Ok,the issue isn't just my eyes. Its also my bookshelves. We have an entire wall of our bedroom lined in tall book shelves. And if I'm not careful, I will soon begin overflowing them. Not counting the books in the office, cookbooks in the kitchen, or the kids collections, which are overflowing shelves in their rooms.
What did you say? Get rid of books? Blasphemer.
Prices on e-readers are coming down and I finally bought a Sony touch. So far, I love it. Its does not have built-in WiFi/3G networking so it can't just automatically download books, but I don't miss that feature (too easy to overbuy, and I have lots of e-book resources to choose from without it). And it has a stylus and some ability to highlight and take notes on screen.

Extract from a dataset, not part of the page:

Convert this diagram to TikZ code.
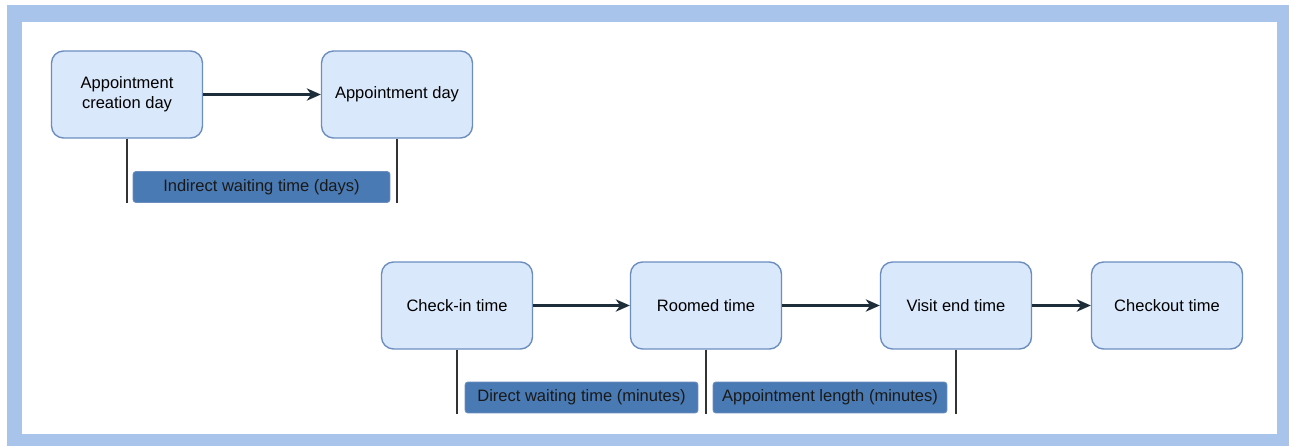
\documentclass[tikz,border=0pt]{standalone}
\usepackage{fontspec}
\setmainfont{Liberation Sans}
\usetikzlibrary{arrows.meta}
\definecolor{framecol}{HTML}{A9C4EB}
\definecolor{boxfill}{HTML}{DAE8FC}
\definecolor{boxline}{HTML}{6C8EBF}
\definecolor{tagfill}{HTML}{4A7AB3}
\definecolor{arrowcol}{HTML}{1E2D3A}
\tikzset{
    event/.style={draw=boxline, fill=boxfill, line width=0.8pt, rounded corners=0.24cm,
        minimum width=3.02cm, minimum height=1.74cm, align=center,
        font=\fontsize{9.4}{11.5}\selectfont},
    span/.style={draw=boxline, fill=tagfill, line width=0.5pt, rounded corners=0.06cm,
        minimum height=0.62cm, inner sep=0pt, font=\fontsize{9.4}{11.5}\selectfont, text=black!90},
    flow/.style={draw=arrowcol, line width=1.2pt, -{Stealth[length=8pt,width=7pt,inset=2.5pt]}},
    tick/.style={draw=black!80, line width=0.8pt}
}
\begin{document}
\begin{tikzpicture}[x=0.02cm, y=-0.02cm]
    \useasboundingbox (0,0) rectangle (1289,446);
    \fill [framecol] (7,5) rectangle (1289,446);
    \fill [white] (22,22) rectangle (1277,434);
    % days
    \node [event] (created) at (127,94.5) {Appointment\\creation day};
    \node [event] (apptday) at (397,94.5) {Appointment day};
    \draw [flow] (created) -- (apptday);
    \draw [tick] (created.south) -- +(0,64);
    \draw [tick] (apptday.south) -- +(0,64);
    \node [span, minimum width=5.14cm] (indirect) at (261.5,187) {Indirect waiting time (days)};
    % minutes
    \node [event] (checkin) at (457,305.5) {Check-in time};
    \node [event] (roomed) at (706,305.5) {Roomed time};
    \node [event] (visitend) at (956,305.5) {Visit end time};
    \node [event] (checkout) at (1167,305.5) {Checkout time};
    \draw [flow] (checkin) -- (roomed);
    \draw [flow] (roomed) -- (visitend);
    \draw [flow] (visitend) -- (checkout);
    \draw [tick] (checkin.south) -- +(0,64);
    \draw [tick] (roomed.south) -- +(0,64);
    \draw [tick] (visitend.south) -- +(0,64);
    \node [span, minimum width=4.66cm] (direct) at (581.5,397.5) {Direct waiting time (minutes)};
    \node [span, minimum width=4.68cm] (length) at (830,397.5) {Appointment length (minutes)};
\end{tikzpicture}
\end{document}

I still think that e-books and reader technologies have a long way to go. There are too many formats, and the options can be really confusing (can you say Beta vs VHS?). And some formats look nicer on small screens than others. But this works. It travels nicely, and I'm taking advantage of free reads, digital-first books that aren't in print, and a few books that I know I'll only read once.
Monday, June 07, 2010
Stuff for summer
It seemed to work. I sort of followed the recipe on the yeast package, but changed it to a honey wheat crust (swapped three-quarters of a cup of flour for wheat flour, and used honey instead of the sugar). I made the pizzas thin crusts, and their flavor and texture were just fine. There is a warning about not using it for bread baking, but I may try it for last-minute yeast cinnamon rolls some morning (if it works, that would be a very diet-unfriendly recipe to have in the repertoire…). If I do, I’ll report back how it worked.